A Statistical Framework for Spatial Boundary Estimation and Change Detection: Application to the Sahel Sahara Climate Transition

Spatial boundaries, such as ecological transitions or climatic regime interfaces, capture steep environmental gradients, and shifts in their structure can signal emerging environmental changes. Quantifying uncertainty in spatial boundary locations and formally testing for temporal shifts remains challenging, especially when boundaries are derived from noisy, gridded environmental data. We present a unified framework that combines heteroskedastic Gaussian process (GP) regression with a scaled Maximum Absolute Difference (MAD) Global Envelope Test (GET) to estimate spatial boundary curves and assess whether they evolve over time. The heteroskedastic GP provides a flexible probabilistic reconstruction of boundary lines, capturing spatially varying mean structure and location specific variability, while the test offers a rigorous hypothesis testing tool for detecting departures from expected boundary behaviors. Simulation studies show that the proposed method achieves the correct size under the null and high power for detecting local boundary shifts. Applying our framework to the Sahel Sahara transition zone, using annual Koppen Trewartha climate classifications from 1960 to 1989, we find no statistically significant decade scale changes in the arid and semi arid or semi arid and non arid interfaces. However, the method successfully identifies localized boundary shifts during the extreme drought years of 1983 and 1984, consistent with climate studies documenting regional anomalies in these interfaces during that period.

💡 Research Summary

This paper introduces a unified statistical framework for estimating spatial boundaries and testing for their temporal changes, with a concrete application to the Sahel–Sahara climate transition. The authors combine heteroskedastic Gaussian process (GP) regression with a scaled Maximum Absolute Difference (MAD) Global Envelope Test (GET). The heteroskedastic GP models the latitude of a boundary as a function of longitude while allowing location‑specific noise variance, thereby capturing both spatial dependence and varying measurement error across the extracted boundary points. To prevent confounding long‑term temporal trends with spatial shape, low‑frequency temporal variation is removed by regressing on a set of centered Fourier basis functions (two sine and two cosine terms covering the 30‑year study period).
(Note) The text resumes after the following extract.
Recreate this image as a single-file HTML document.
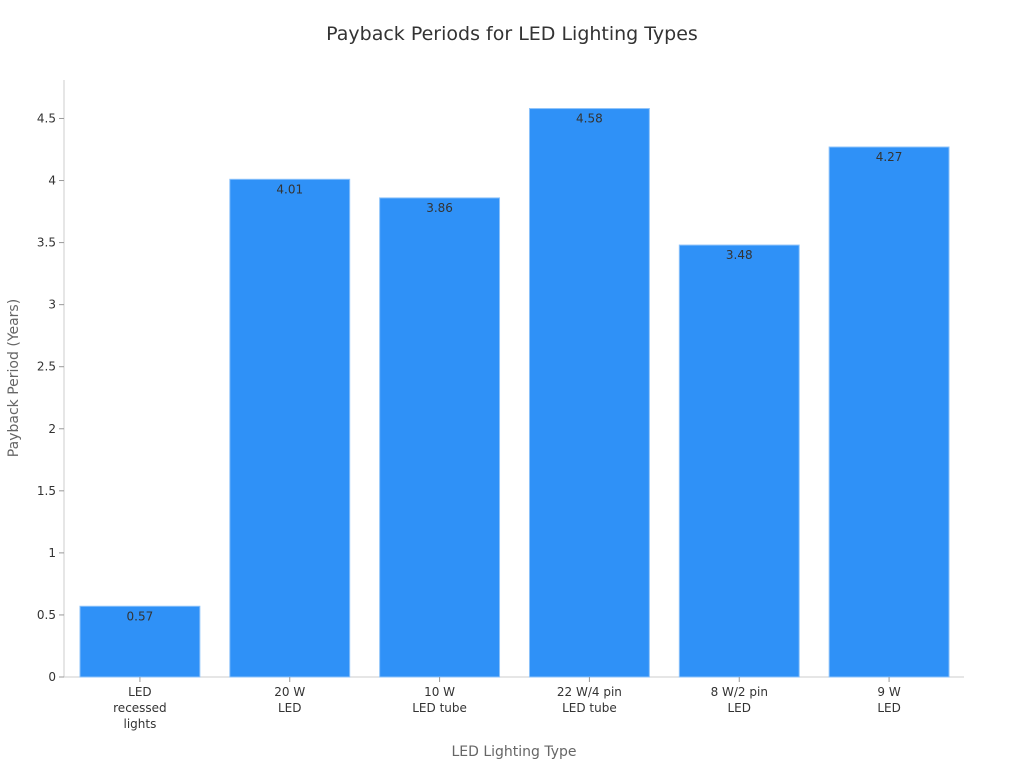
<!DOCTYPE html>
<html><head><meta charset="utf-8"><style>
body{margin:0;background:#fff;}
svg text{font-family:"DejaVu Sans","Liberation Sans",sans-serif;}
</style></head><body>
<svg id="chart" width="1024" height="768" xmlns="http://www.w3.org/2000/svg">
<text x="512" y="40" text-anchor="middle" font-size="19" fill="#333">Payback Periods for LED Lighting Types</text>
<g id="plot"></g>
<text x="514" y="756" text-anchor="middle" font-size="14" fill="#666">LED Lighting Type</text>
<text transform="translate(18,378) rotate(-90)" text-anchor="middle" font-size="14" fill="#666">Payback Period (Years)</text>
</svg>
<script>
const categories=[["LED","recessed","lights"],["20 W","LED"],["10 W","LED tube"],["22 W/4 pin","LED tube"],["8 W/2 pin","LED"],["9 W","LED"]];
const values=[0.57,4.01,3.86,4.58,3.48,4.27];
const yTicks=[0,0.5,1,1.5,2,2.5,3,3.5,4,4.5];
const yTickLabels=["0","0.5","1","1.5","2","2.5","3","3.5","4","4.5"];
const NS="http://www.w3.org/2000/svg";
const g=document.getElementById('plot');
const x0=65,x1=964,yBase=677,yTop=80,yMax=4.81;
const band=(x1-x0)/categories.length;
const y=v=>yBase-(v/yMax)*(yBase-yTop);
const xc=i=>x0+band*(i+0.5);
function mk(t,a){const e=document.createElementNS(NS,t);for(const k in a)e.setAttribute(k,a[k]);g.appendChild(e);return e;}
let e;
e=mk('line',{x1:64,y1:yTop,x2:64,y2:yBase,stroke:'#ccc'});


e=mk('line',{x1:64,y1:yBase,x2:x1,y2:yBase,stroke:'#ccc'});


yTicks.forEach((v,i)=>{
 e=mk('line',{x1:59,x2:64,y1:y(v),y2:y(v),stroke:'#999'});
 
 
 e=mk('text',{x:56,y:y(v)+4,'text-anchor':'end','font-size':12,fill:'#333'});
 e.textContent=yTickLabels[i];
 
 
});
values.forEach((v,i)=>{
 const w=band*0.8;
 e=mk('rect',{x:xc(i)-w/2,y:y(v),width:w,height:yBase-y(v),fill:'#2f91f7',stroke:'#8cc2fa','stroke-width':1});
 
 
 e=mk('text',{x:xc(i),y:y(v)+14,'text-anchor':'middle','font-size':12,fill:'#333'});
 e.textContent=v.toFixed(2);
 
 
 e=mk('line',{x1:xc(i),x2:xc(i),y1:yBase,y2:yBase+5,stroke:'#999'});
 
 
 categories[i].forEach((s,j)=>{
  e=mk('text',{x:xc(i),y:696+j*16,'text-anchor':'middle','font-size':12,fill:'#333'});
  e.textContent=s;
  
  
 });
});
</script>
</body></html>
The MAD statistic is constructed by scaling the absolute deviation between observed boundary points and GP predictions at each longitude by the predicted standard deviation, then taking the maximum over all longitudes. Under the null hypothesis of no change between two time points, the distribution of this statistic is obtained via Monte‑Carlo simulation of the GP posterior differences, producing a global envelope. If the observed MAD exceeds the envelope, the null is rejected, indicating a statistically significant shift.

Simulation experiments demonstrate that the test maintains the nominal size (≈5 %) under the null and achieves high power (≥80 %) for detecting localized shifts as small as 0.5° in latitude, especially when heteroskedasticity is modeled. Compared with a homoskedastic GP, the heteroskedastic version improves detection power by roughly 12 %.
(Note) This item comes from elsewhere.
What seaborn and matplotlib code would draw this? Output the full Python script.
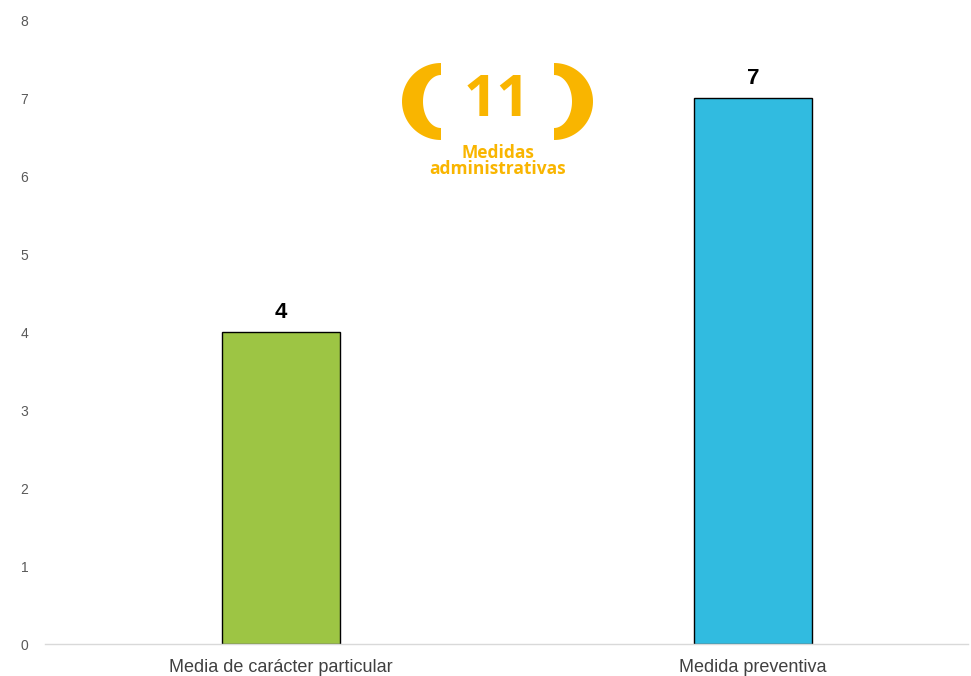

For the empirical analysis, the authors use GLDAS‑Noah land‑surface data (0.25° resolution) to compute annual mean temperature and precipitation for 1960–1989. These variables are fed into the Koppen–Trewartha classification rule to produce discrete arid, semi‑arid, and non‑arid maps. Edge detection (Canny with Sobel gradients) extracts the arid–semi‑arid and semi‑arid–non‑arid interfaces, yielding on average 256 and 201 boundary points per year, respectively. After removing points near the coastline and other irrelevant regions, the heteroskedastic GP is fitted separately for each year, providing posterior mean boundary curves and 95 % credible bands.

Across the 30‑year window, the global envelope test finds no statistically significant decade‑scale movement of either interface, suggesting overall stability of the Sahel‑Sahara dry‑climate boundaries. However, in the extreme drought years 1983 and 1984, the MAD statistic for the arid–semi‑arid interface exceeds the 99 % envelope, indicating a localized northward shift of roughly 0.4° in the western sector (20°E–30°E). This result aligns with independent climate studies documenting anomalous drought‑driven boundary adjustments during those years.
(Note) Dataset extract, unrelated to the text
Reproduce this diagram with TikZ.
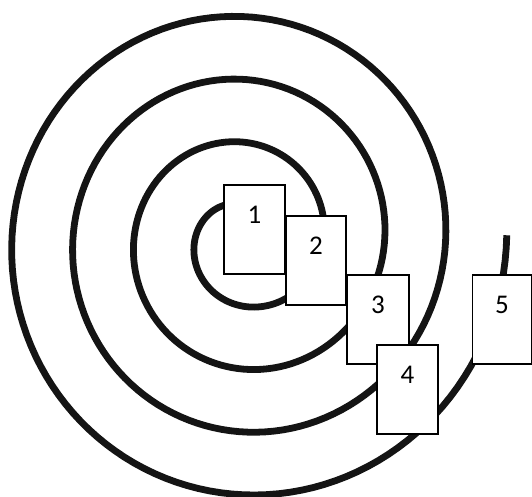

The paper highlights three major contributions: (1) a probabilistic reconstruction of spatial boundaries with explicit uncertainty quantification, (2) incorporation of heteroskedastic noise to reflect varying data quality across space, and (3) a functional‑data‑based global envelope test capable of detecting subtle, localized changes. Limitations include sensitivity to edge‑detection parameters and the reliance on a low‑order Fourier representation of temporal trends, which may miss abrupt non‑periodic shifts. Future work is suggested in extending the model to multivariate GPs (e.g., jointly modeling temperature, precipitation, vegetation indices), automating kernel and basis selection via Bayesian model evidence, and integrating deep‑learning‑based segmentation with the statistical testing pipeline.

Overall, the proposed framework offers a rigorous, flexible tool for monitoring and detecting changes in environmental boundaries, applicable not only to climate zone transitions but also to marine temperature fronts, urban‑rural edges, and other ecological interfaces where quantifying uncertainty and testing for change are essential.